Guy de la Valdène, the author and filmmaker perhaps more famous for the company he kept than the movies he made or the books he wrote, has died aged 79. Valdène was born in New York City in 1944 but grew up in a “small castle built in 1642” in Normandy, France. He attended Cornell University in 1963 and the University of Miami, circa 1964–’65.

Valdène (pictured here in 2000) first came to prominence with his seminal documentary Tarpon, about the infancy of flats fly-fishing in Florida Bay before it was irreparably changed. Now considered a cult classic, the film features writers Jim Harrison, Thomas McGuane and Richard Brautigan with music by Jimmy Buffett. Together with artist Russell Chatham, the group became famous as “The Sporting Club.”

In 1985 Valdène wrote Making Game: An Essay on Woodcock, and then in 1995 he followed it with For a Handful of Feathers, which Jim Harrison called, “a splendid and compelling book about quail.” In 2012 he wrote The Fragrance of Grass, about his romance with gray partridge. Other books included Red Stag: A Novel (2011) and On the Water: A Fishing Memoir (2015). 
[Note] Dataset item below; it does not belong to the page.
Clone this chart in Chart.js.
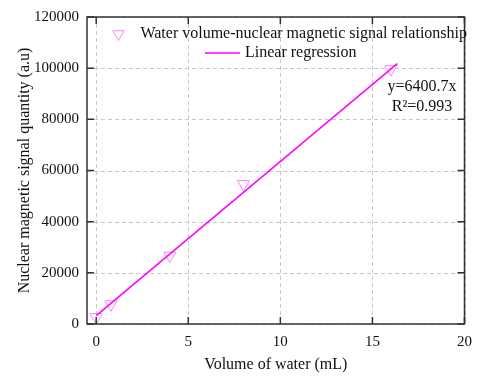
<!DOCTYPE html>
<html><head><meta charset="utf-8">
<script src="https://cdn.jsdelivr.net/npm/chart.js@4"></script>
<style>html,body{margin:0;padding:0;background:#fff}#wrap{width:481px;height:376px}</style>
</head><body><div id="wrap"><canvas id="c" width="481" height="376"></canvas></div>
<script>
const xTicks = [0, 5, 10, 15, 20];
const yTicks = [0, 20000, 40000, 60000, 80000, 100000, 120000];
const waterVolume = [0, 0.8, 4, 8, 16];
const signalQuantity = [2700, 7700, 26700, 54700, 99600];
const fitX = [0, 16.35];
const fitY = [3300, 101800];
const seriesNames = ['Water volume-nuclear magnetic signal relationship', 'Linear regression'];
const equationLines = ['y=6400.7x', 'R²=0.993'];

const FONT = '"Liberation Serif", "Times New Roman", serif';
const MARK = '#ff80ff';
const LINE = '#ff00ff';

const gridPlugin = {
  id: 'dashgrid',
  beforeDatasetsDraw(chart) {
    const {ctx, chartArea: a, scales: {x, y}} = chart;
    ctx.save();
    ctx.strokeStyle = '#c8c8c8';
    ctx.lineWidth = 1;
    ctx.setLineDash([4, 3]);
    ctx.beginPath();
    xTicks.forEach(v => { const px = Math.round(x.getPixelForValue(v)) + 0.5;
      ctx.moveTo(px, a.top); ctx.lineTo(px, a.bottom); });
    yTicks.forEach(v => { const py = Math.round(y.getPixelForValue(v)) + 0.5;
      ctx.moveTo(a.left, py); ctx.lineTo(a.right, py); });
    ctx.stroke();
    ctx.restore();
  }
};

const framePlugin = {
  id: 'frame',
  afterDatasetsDraw(chart) {
    const {ctx, chartArea: a, scales: {x, y}} = chart;
    ctx.save();
    ctx.strokeStyle = '#333';
    ctx.lineWidth = 1.5;
    ctx.strokeRect(a.left, a.top, a.right - a.left, a.bottom - a.top);
    ctx.beginPath();
    const L = 7;
    xTicks.forEach(v => { const px = x.getPixelForValue(v);
      ctx.moveTo(px, a.bottom); ctx.lineTo(px, a.bottom - L);
      ctx.moveTo(px, a.top); ctx.lineTo(px, a.top + L); });
    yTicks.forEach(v => { const py = y.getPixelForValue(v);
      ctx.moveTo(a.left, py); ctx.lineTo(a.left + L, py);
      ctx.moveTo(a.right, py); ctx.lineTo(a.right - L, py); });
    ctx.stroke();

    // legend
    ctx.font = '16px ' + FONT;
    ctx.fillStyle = '#111';
    ctx.textBaseline = 'middle';
    ctx.textAlign = 'left';
    const w1 = ctx.measureText(seriesNames[0]).width;
    const row1 = 34, row2 = 53;
    const textEnd = 467;
    const s1 = textEnd - w1;
    const tx = s1 - 22, r = 6.5;
    ctx.strokeStyle = MARK; ctx.lineWidth = 1;
    ctx.beginPath();
    ctx.moveTo(tx - r * 0.866, row1 - r * 0.5);
    ctx.lineTo(tx + r * 0.866, row1 - r * 0.5);
    ctx.lineTo(tx, row1 + r);
    ctx.closePath(); ctx.stroke();
    ctx.fillText(seriesNames[0], s1, row1);
    ctx.strokeStyle = LINE; ctx.lineWidth = 1.5;
    ctx.beginPath(); ctx.moveTo(205, row2); ctx.lineTo(240, row2); ctx.stroke();
    ctx.fillText(seriesNames[1], 245, row2);

    // equation
    ctx.textAlign = 'center';
    ctx.fillText(equationLines[0], 422, 87);
    ctx.fillText(equationLines[1], 422, 107);
    ctx.restore();
  }
};

const tickFont = {family: FONT, size: 15};
const titleFont = {family: FONT, size: 16};

new Chart(document.getElementById('c'), {
  type: 'scatter',
  data: {
    datasets: [
      {
        label: seriesNames[0],
        data: waterVolume.map((v, i) => ({x: v, y: signalQuantity[i]})),
        pointStyle: 'triangle', rotation: 180, pointRadius: 7,
        borderColor: MARK, backgroundColor: 'rgba(0,0,0,0)', borderWidth: 1,
        order: 2
      },
      {
        label: seriesNames[1], type: 'line',
        data: fitX.map((v, i) => ({x: v, y: fitY[i]})),
        borderColor: LINE, borderWidth: 1.5, pointRadius: 0, showLine: true, fill: false,
        order: 1
      }
    ]
  },
  options: {
    responsive: false, animation: false,
    layout: {padding: {left: 0, right: 8, top: 14, bottom: 0}},
    plugins: {legend: {display: false}, tooltip: {enabled: false}},
    scales: {
      x: {
        type: 'linear', min: -0.5, max: 20,
        afterBuildTicks: s => { s.ticks = xTicks.map(v => ({value: v})); },
        afterFit: s => { s.height = 52; },
        grid: {display: false, drawTicks: false},
        border: {display: false},
        ticks: {font: tickFont, color: '#111', padding: 9, maxRotation: 0},
        title: {display: true, text: 'Volume of water (mL)', font: titleFont, color: '#111', padding: {top: 0, bottom: 2}}
      },
      y: {
        min: 0, max: 120000,
        afterBuildTicks: s => { s.ticks = yTicks.map(v => ({value: v})); },
        afterFit: s => { s.width = 87; },
        grid: {display: false, drawTicks: false},
        border: {display: false},
        ticks: {font: tickFont, color: '#111', padding: 8, callback: v => String(v)},
        title: {display: true, text: 'Nuclear magnetic signal quantity (a.u)', font: titleFont, color: '#111', padding: {top: 15, bottom: 0}}
      }
    }
  },
  plugins: [gridPlugin, framePlugin]
});
</script></body></html>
In 1990 Valdène bought Dogwood Plantation, close to Tallahassee, Florida, where he shot “doves in the fall, bobwhite quail in the winter, and turkeys in the spring.” His life, however, was not without tragedy. In June 2014 his daughter, Valerie, died in the Galapagos Islands under suspicious circumstances. His wife of 55 years, Therese, passed away in 2020 after battling Alzheimer’s disease. He is survived by his son, Jean Pierre.